[AIM] Copy the data exactly; pictures stay out of the copy.

[SOURCE DATA]

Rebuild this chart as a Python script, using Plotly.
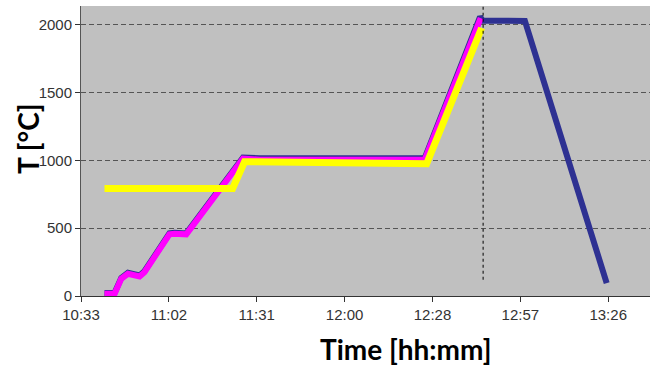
import plotly.graph_objects as go

# time in minutes since midnight
tick_vals = [633.6, 662.4, 691.2, 720.0, 748.8, 777.6, 806.4]
tick_text = ["10:33", "11:02", "11:31", "12:00", "12:28", "12:57", "13:26"]
y_ticks = [0, 500, 1000, 1500, 2000]

blue_t = [641.3, 644.6, 646.8, 649.0, 652.8, 654.4, 662.6, 664.3, 668.1, 670.3, 680.7, 686.7, 692.2, 746.3, 764.4, 765.3, 779.1, 805.9]
blue_T = [22, 22, 134, 171, 151, 183, 462, 467, 462, 528, 837, 1022, 1017, 1019, 2060, 2032, 2030, 95]

magenta_t = [641.3, 644.6, 646.8, 649.0, 652.8, 654.4, 662.6, 664.3, 668.1, 670.3, 680.7, 686.7, 692.2, 746.3, 764.6]
magenta_T = [16, 16, 127, 164, 144, 176, 455, 460, 455, 521, 830, 1014, 1006, 1008, 2050]

yellow_t = [641.3, 683.3, 687.2, 746.9, 764.9]
yellow_T = [793, 793, 991, 976, 1978]

marker_t = [765.4, 765.4]
marker_T = [120, 2140]

fig = go.Figure()
fig.add_trace(go.Scatter(x=blue_t, y=blue_T, mode="lines",
                         line=dict(color="#2E3192", width=6), showlegend=False))
fig.add_trace(go.Scatter(x=magenta_t, y=magenta_T, mode="lines",
                         line=dict(color="#FF00FF", width=6), showlegend=False))
fig.add_trace(go.Scatter(x=yellow_t, y=yellow_T, mode="lines",
                         line=dict(color="#FFFF00", width=7), showlegend=False))
fig.add_trace(go.Scatter(x=marker_t, y=marker_T, mode="lines",
                         line=dict(color="#000000", width=1, dash="3px,3px"), showlegend=False))

fig.update_layout(
    width=650, height=368,
    margin=dict(l=81, r=0, t=6, b=72, autoexpand=False),
    paper_bgcolor="white", plot_bgcolor="#C0C0C0",
    showlegend=False,
    font=dict(family="Liberation Sans, Arial, sans-serif", size=15, color="#333333"),
)
fig.update_xaxes(range=[633.6, 820.1], tickvals=tick_vals, ticktext=tick_text, automargin=False,
                 showgrid=False, zeroline=False, showline=True, linecolor="#333333", linewidth=1,
                 ticks="outside", ticklen=5, tickcolor="#333333", tickfont=dict(size=15, color="#333333"))
fig.update_yaxes(range=[0, 2140], tickvals=y_ticks, automargin=False,
                 showgrid=True, gridcolor="#555555", gridwidth=1, griddash="5px,3px",
                 zeroline=False, showline=True, linecolor="#555555", linewidth=1,
                 ticks="outside", ticklen=5, tickcolor="#333333", tickfont=dict(size=15, color="#333333"))

fig.add_annotation(text="<b>Time [hh:mm]</b>", xref="paper", yref="paper",
                   x=(405.5 - 81) / 569, y=-(349 - 296) / 290, xanchor="center", yanchor="middle",
                   borderpad=0,
                   showarrow=False, font=dict(family="Lato, sans-serif", size=28, color="#000000"))
fig.add_annotation(text="<b>T [°C]</b>", xref="paper", yref="paper",
                   x=-(81 - 28) / 569, y=(296 - 139) / 290, xanchor="center", yanchor="middle",
                   textangle=-90, borderpad=0,
                   showarrow=False, font=dict(family="Lato, sans-serif", size=28, color="#000000"))

fig.write_html("out.html", config={"displayModeBar": False},
               post_script="document.body.style.margin='0';")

[TASK RESPONSE]
Rebuild this chart as a Python script, using Plotly.
import plotly.graph_objects as go

# time in minutes since midnight
tick_vals = [633.6, 662.4, 691.2, 720.0, 748.8, 777.6, 806.4]
tick_text = ["10:33", "11:02", "11:31", "12:00", "12:28", "12:57", "13:26"]
y_ticks = [0, 500, 1000, 1500, 2000]

blue_t = [641.3, 644.6, 646.8, 649.0, 652.8, 654.4, 662.6, 664.3, 668.1, 670.3, 680.7, 686.7, 692.2, 746.3, 764.4, 765.3, 779.1, 805.9]
blue_T = [22, 22, 134, 171, 151, 183, 462, 467, 462, 528, 837, 1022, 1017, 1019, 2060, 2032, 2030, 95]

magenta_t = [641.3, 644.6, 646.8, 649.0, 652.8, 654.4, 662.6, 664.3, 668.1, 670.3, 680.7, 686.7, 692.2, 746.3, 764.6]
magenta_T = [16, 16, 127, 164, 144, 176, 455, 460, 455, 521, 830, 1014, 1006, 1008, 2050]

yellow_t = [641.3, 683.3, 687.2, 746.9, 764.9]
yellow_T = [793, 793, 991, 976, 1978]

marker_t = [765.4, 765.4]
marker_T = [120, 2140]

fig = go.Figure()
fig.add_trace(go.Scatter(x=blue_t, y=blue_T, mode="lines",
                         line=dict(color="#2E3192", width=6), showlegend=False))
fig.add_trace(go.Scatter(x=magenta_t, y=magenta_T, mode="lines",
                         line=dict(color="#FF00FF", width=6), showlegend=False))
fig.add_trace(go.Scatter(x=yellow_t, y=yellow_T, mode="lines",
                         line=dict(color="#FFFF00", width=7), showlegend=False))
fig.add_trace(go.Scatter(x=marker_t, y=marker_T, mode="lines",
                         line=dict(color="#000000", width=1, dash="3px,3px"), showlegend=False))

fig.update_layout(
    width=650, height=368,
    margin=dict(l=81, r=0, t=6, b=72, autoexpand=False),
    paper_bgcolor="white", plot_bgcolor="#C0C0C0",
    showlegend=False,
    font=dict(family="Liberation Sans, Arial, sans-serif", size=15, color="#333333"),
)
fig.update_xaxes(range=[633.6, 820.1], tickvals=tick_vals, ticktext=tick_text, automargin=False,
                 showgrid=False, zeroline=False, showline=True, linecolor="#333333", linewidth=1,
                 ticks="outside", ticklen=5, tickcolor="#333333", tickfont=dict(size=15, color="#333333"))
fig.update_yaxes(range=[0, 2140], tickvals=y_ticks, automargin=False,
                 showgrid=True, gridcolor="#555555", gridwidth=1, griddash="5px,3px",
                 zeroline=False, showline=True, linecolor="#555555", linewidth=1,
                 ticks="outside", ticklen=5, tickcolor="#333333", tickfont=dict(size=15, color="#333333"))

fig.add_annotation(text="<b>Time [hh:mm]</b>", xref="paper", yref="paper",
                   x=(405.5 - 81) / 569, y=-(349 - 296) / 290, xanchor="center", yanchor="middle",
                   borderpad=0,
                   showarrow=False, font=dict(family="Lato, sans-serif", size=28, color="#000000"))
fig.add_annotation(text="<b>T [°C]</b>", xref="paper", yref="paper",
                   x=-(81 - 28) / 569, y=(296 - 139) / 290, xanchor="center", yanchor="middle",
                   textangle=-90, borderpad=0,
                   showarrow=False, font=dict(family="Lato, sans-serif", size=28, color="#000000"))

fig.write_html("out.html", config={"displayModeBar": False},
               post_script="document.body.style.margin='0';")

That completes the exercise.